Parkinson's disease typically affects adults over the age of 60; however, research indicates that brain injury in people between the ages of 18 and 30 can cause this condition. Over 90% of Parkinson's cases are isolated, though less than 10% are genetic. Symptoms of Parkinson's consist of tremors, slow movement, balance impairment, and other disorders accompanied by Parkinson's. This symptom occurs because of the loss of dopaminergic neurons during the elimination of dopamine neurotransmitters. Because UCP4 is a potential regulator of calcium homeostasis, blocking calcium channels that lower oxidative stress and stop the death of neuronal cells prevents calcium excretion in mitochondria. The leakage of protons and oxygen consumption increase due to increased UCP5 production, resulting in decreased mitochondrial potential and ATP synthesis.

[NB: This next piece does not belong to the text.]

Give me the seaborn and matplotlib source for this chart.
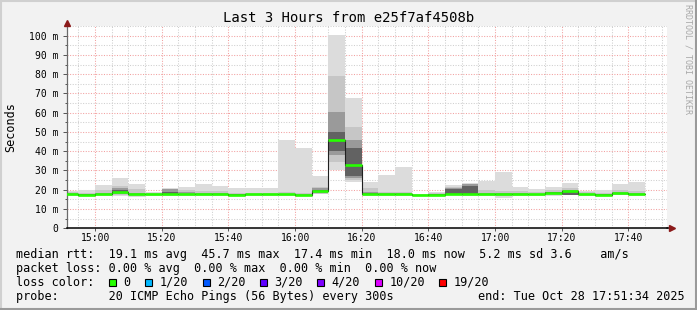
import numpy as np
import pandas as pd
import matplotlib
matplotlib.use("Agg")
import matplotlib.pyplot as plt
import seaborn as sns
from matplotlib.lines import Line2D
from matplotlib.patches import Rectangle
from matplotlib.ticker import FixedLocator, MultipleLocator

# ---------------- data ----------------
title = "Last 3 Hours from e25f7af4508b"
window_start = "14:51:34"
window_end = "17:51:34"
bin_minutes = 5

bin_start = ["14:50", "14:55", "15:00", "15:05", "15:10", "15:15", "15:20",
             "15:25", "15:30", "15:35", "15:40", "15:45", "15:50", "15:55",
             "16:00", "16:05", "16:10", "16:15", "16:20", "16:25", "16:30",
             "16:35", "16:40", "16:45", "16:50", "16:55", "17:00", "17:05",
             "17:10", "17:15", "17:20", "17:25", "17:30", "17:35", "17:40"]

median = [17.7, 17.4, 17.7, 18.6, 17.6, 17.7, 17.7, 17.7, 17.7, 17.7, 17.5, 17.6,
          17.6, 17.7, 17.2, 19.4, 45.6, 33.0, 17.8, 17.8, 17.8, 17.3, 17.4, 17.9,
          17.8, 17.8, 17.6, 17.8, 17.7, 18.4, 19.1, 17.7, 17.4, 18.2, 17.8]
ping_min = [17.0, 16.8, 16.9, 16.8, 16.4, 17.0, 17.0, 17.0, 17.0, 17.0, 16.8, 16.8,
            16.8, 17.0, 16.8, 17.6, 30.3, 24.2, 16.8, 17.0, 17.0, 16.9, 16.9, 17.2,
            17.0, 17.0, 15.9, 17.0, 16.9, 17.0, 17.2, 17.0, 17.0, 17.2, 17.0]
ping_p10 = [17.2, 17.0, 17.2, 17.3, 17.0, 17.3, 17.3, 17.3, 17.3, 17.3, 17.1, 17.1,
            17.1, 17.2, 17.0, 18.0, 34.6, 25.2, 17.2, 17.3, 17.3, 17.0, 17.1, 17.4,
            17.4, 17.3, 16.8, 17.3, 17.2, 17.4, 17.3, 17.3, 17.2, 17.5, 17.3]
ping_p25 = [17.4, 17.2, 17.4, 17.8, 17.3, 17.5, 17.5, 17.5, 17.5, 17.5, 17.3, 17.3,
            17.3, 17.4, 17.1, 18.4, 38.0, 26.2, 17.5, 17.5, 17.5, 17.1, 17.2, 17.6,
            17.6, 17.5, 17.2, 17.5, 17.4, 17.8, 17.4, 17.5, 17.3, 17.8, 17.5]
ping_p40 = [17.6, 17.3, 17.6, 18.3, 17.5, 17.6, 17.6, 17.6, 17.6, 17.6, 17.4, 17.5,
            17.5, 17.6, 17.1, 19.0, 40.0, 27.0, 17.7, 17.7, 17.7, 17.2, 17.3, 17.8,
            17.7, 17.7, 17.5, 17.7, 17.6, 18.2, 17.5, 17.6, 17.3, 18.1, 17.7]
ping_p60 = [17.9, 17.6, 17.9, 19.8, 17.8, 17.8, 18.6, 17.9, 17.9, 17.9, 17.7, 17.7,
            17.7, 17.8, 17.4, 20.0, 50.0, 41.5, 18.2, 18.0, 18.0, 17.4, 17.6, 20.5,
            22.0, 18.0, 17.8, 18.0, 17.9, 18.7, 19.3, 17.9, 17.6, 18.4, 18.0]
ping_p75 = [18.2, 17.8, 18.5, 21.0, 18.5, 18.0, 20.2, 18.6, 18.3, 18.2, 17.9, 17.9,
            17.9, 18.0, 17.8, 20.8, 60.5, 45.8, 19.0, 18.3, 18.3, 17.5, 17.8, 21.0,
            22.8, 18.5, 18.2, 18.3, 18.0, 18.8, 20.0, 18.0, 17.8, 18.8, 18.3]
ping_p90 = [18.8, 18.5, 19.8, 21.8, 20.2, 18.3, 20.6, 19.8, 19.5, 19.2, 18.5, 18.5,
            18.5, 18.8, 18.3, 21.5, 79.0, 52.7, 21.0, 19.0, 19.0, 17.8, 18.4, 21.6,
            23.2, 20.0, 19.5, 19.5, 18.8, 19.8, 21.0, 18.6, 18.3, 19.8, 19.5]
ping_max = [19.5, 20.0, 22.5, 26.2, 23.0, 18.7, 20.8, 21.5, 23.0, 22.0, 20.7, 20.7,
            20.7, 45.8, 41.8, 27.2, 100.3, 67.5, 24.2, 27.7, 32.0, 18.0, 19.0, 22.5,
            23.7, 24.7, 29.0, 21.6, 20.2, 21.6, 23.7, 19.5, 19.8, 23.0, 24.2]

y_tick_values = [0, 10, 20, 30, 40, 50, 60, 70, 80, 90, 100]
y_tick_labels = ["0", "10 m", "20 m", "30 m", "40 m", "50 m", "60 m", "70 m",
                 "80 m", "90 m", "100 m"]
x_tick_labels = ["15:00", "15:20", "15:40", "16:00", "16:20", "16:40", "17:00",
                 "17:20", "17:40"]

rtt_avg, rtt_max, rtt_min, rtt_now, rtt_sd, rtt_ams = 19.1, 45.7, 17.4, 18.0, 5.2, 3.6
loss_avg, loss_max, loss_min, loss_now = 0.00, 0.00, 0.00, 0.00
loss_labels = ["0", "1/20", "2/20", "3/20", "4/20", "10/20", "19/20"]
loss_colors = ["#26ff00", "#00b8ff", "#0059ff", "#5e00ff", "#7e00ff", "#dd00ff", "#ff0000"]
probe_text = "20 ICMP Echo Pings (56 Bytes) every 300s"
end_text = "end: Tue Oct 28 17:51:34 2025"
watermark = "RRDTOOL / TOBI OETIKER"


def tmin(s):
    parts = [int(p) for p in s.split(":")]
    v = parts[0] * 60 + parts[1]
    if len(parts) > 2:
        v += parts[2] / 60.0
    return v


# ---------------- style ----------------
sns.set_theme(style="white")
plt.rcParams['font.family'] = ['DejaVu Sans Mono', 'DejaVu Sans']

W, H = 697, 310
BG = "#f2f2f2"
fig = plt.figure(figsize=(W / 100, H / 100), dpi=100, facecolor=BG)


def px_rect(l, t, r, b):
    return [l / W, 1 - b / H, (r - l) / W, (b - t) / H]


AX_L, AX_T, AX_R, AX_B = 67, 25.5, 667, 228.3
ax = fig.add_axes(px_rect(AX_L, AX_T, AX_R, AX_B))
ax.set_facecolor("white")

starts = np.array([tmin(s) for s in bin_start])
ends = starts + bin_minutes

df = pd.DataFrame({"start": starts, "end": ends, "median": median,
                   "lo": ping_min, "p10": ping_p10, "p25": ping_p25,
                   "p40": ping_p40, "p60": ping_p60, "p75": ping_p75,
                   "p90": ping_p90, "hi": ping_max})

# smoke bands (outer light -> inner dark)
bands = [("lo", "hi", "#dcdcdc"), ("p10", "p90", "#c6c6c6"),
         ("p25", "p75", "#9a9a9a"), ("p40", "p60", "#626262")]
for lo_c, hi_c, col in bands:
    ax.bar(df["start"], df[hi_c] - df[lo_c], bottom=df[lo_c], width=bin_minutes,
           align="edge", color=col, linewidth=0, antialiased=False, zorder=2)

# median step line (dark) via seaborn
step_df = pd.DataFrame({"t": list(df["start"]) + [df["end"].iloc[-1]],
                        "median": list(df["median"]) + [df["median"].iloc[-1]]})
sns.lineplot(data=step_df, x="t", y="median", drawstyle="steps-post",
             estimator=None, color="#202020", linewidth=0.8, ax=ax, zorder=3,
             legend=False)
# loss-coloured median segments
ax.hlines(df["median"], df["start"], df["end"], colors=loss_colors[0],
          linewidth=1.9, zorder=4)

ax.set_xlim(tmin(window_start), tmin(window_end))
ax.set_ylim(0, (AX_B - AX_T) / 1.927)
ax.set_xlabel("")
ax.set_ylabel("")

ax.yaxis.set_major_locator(FixedLocator(y_tick_values))
ax.set_yticklabels(y_tick_labels)
ax.yaxis.set_minor_locator(MultipleLocator(5))
ax.xaxis.set_major_locator(FixedLocator([tmin(s) for s in x_tick_labels]))
ax.set_xticklabels(x_tick_labels)
ax.xaxis.set_minor_locator(MultipleLocator(bin_minutes))

ax.set_axisbelow(True)
ax.grid(which="minor", color="#cfcfcf", linestyle=(0, (1, 1.5)), linewidth=0.75)
ax.grid(which="major", color="#f2a0a0", linestyle=(0, (1, 1.5)), linewidth=0.75)

ax.tick_params(axis="y", which="major", length=3, width=0.7, color="#555555",
               labelsize=7, pad=3, labelcolor="black", left=True)
ax.tick_params(axis="y", which="minor", length=1.5, width=0.7, color="#555555", left=True)
ax.tick_params(axis="x", which="major", length=2, width=0.7, color="#555555",
               labelsize=7, pad=1.3, labelcolor="black", bottom=True)
ax.tick_params(axis="x", which="minor", length=0)

for side in ("top", "right"):
    ax.spines[side].set_visible(False)
ax.spines["left"].set_color("#6a6a6a")
ax.spines["left"].set_linewidth(0.9)
ax.spines["bottom"].set_color("black")
ax.spines["bottom"].set_linewidth(1.1)

# axis arrows
ax.plot([0], [1.012], marker="^", markersize=4.5, color="#8b1a1a",
        transform=ax.transAxes, clip_on=False, zorder=6)
ax.plot([0, 0], [1.0, 1.01], color="#6a6a6a", linewidth=0.9,
        transform=ax.transAxes, clip_on=False)
ax.plot([1.0, 1.004], [0, 0], color="black", linewidth=1.1,
        transform=ax.transAxes, clip_on=False)
ax.plot([1.0075], [0], marker=">", markersize=4.5, color="#8b1a1a",
        transform=ax.transAxes, clip_on=False, zorder=6)


# ---------------- texts ----------------
def ftext(x, y, s, **kw):
    return fig.text(x / W, 1 - y / H, s, **kw)


ftext(W / 2, 18.5, title, ha="center", va="center", fontsize=10, color="black")
ftext(11, 127, "Seconds", rotation=90, ha="center", va="center", fontsize=8.5,
      color="black")
ftext(688, 4, watermark, rotation=270, ha="center", va="top", fontsize=6,
      color="#a8a8a8")

FS = 8.5
line1 = (f"median rtt:  {rtt_avg:.1f} ms avg  {rtt_max:.1f} ms max  "
         f"{rtt_min:.1f} ms min  {rtt_now:.1f} ms now  {rtt_sd:.1f} ms sd "
         f"{rtt_ams:.1f}    am/s")
line2 = (f"packet loss: {loss_avg:.2f} % avg  {loss_max:.2f} % max  "
         f"{loss_min:.2f} % min  {loss_now:.2f} % now")
ftext(16, 254.3, line1, ha="left", va="center", fontsize=FS, color="black")
ftext(16, 268.2, line2, ha="left", va="center", fontsize=FS, color="black")
ftext(16, 282.3, "loss color:", ha="left", va="center", fontsize=FS, color="black")

char_w = 7.1
x = 109.0
for lab, col in zip(loss_labels, loss_colors):
    fig.add_artist(Rectangle((x / W, 1 - 286.2 / H), 7 / W, 7 / H,
                             transform=fig.transFigure, facecolor=col,
                             edgecolor="black", linewidth=0.8))
    ftext(x + 14.5, 282.3, lab, ha="left", va="center", fontsize=FS, color="black")
    x = x + 14.5 + len(lab) * char_w + 14.5

ftext(16, 296.3, "probe:       " + probe_text, ha="left", va="center", fontsize=FS,
      color="black")
ftext(478, 296.3, end_text, ha="left", va="center", fontsize=FS, color="black")

# frame (bevel)
for xs, ys, c in [([0, 1], [1 - 1 / H] * 2, "#d0d0d0"),
                  ([1 / W] * 2, [0, 1], "#d0d0d0"),
                  ([1 - 1 / W] * 2, [0, 1], "#9a9a9a"),
                  ([0, 1], [1 / H] * 2, "#9a9a9a")]:
    fig.add_artist(Line2D(xs, ys, transform=fig.transFigure, color=c, linewidth=1.5))

fig.savefig("out.png", dpi=100, facecolor=BG)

Ageing, hypoxia (injured brain), and type 2 diabetes correspond with UCP 2 and 4. The aging brain is a risk factor for neurodegenerative diseases, and the overexpression of UCP2 can halt the aging process and stop the loss of neurons. Hypoxia occurs when there's a decrease in oxygen in tissues, which causes cognitive impairment. UCP4 levels rise in response to environmental exposure in humans, shielding the brain from damage. Apoptosis contributes to cerebral ischemia and is necessary for calcium homeostasis, free radical release, the formation of reactive oxygen species (ROS), and energy metabolism. As further research is still being conducted, studies show UCP1 and UCP2 are associated with type 2 diabetes.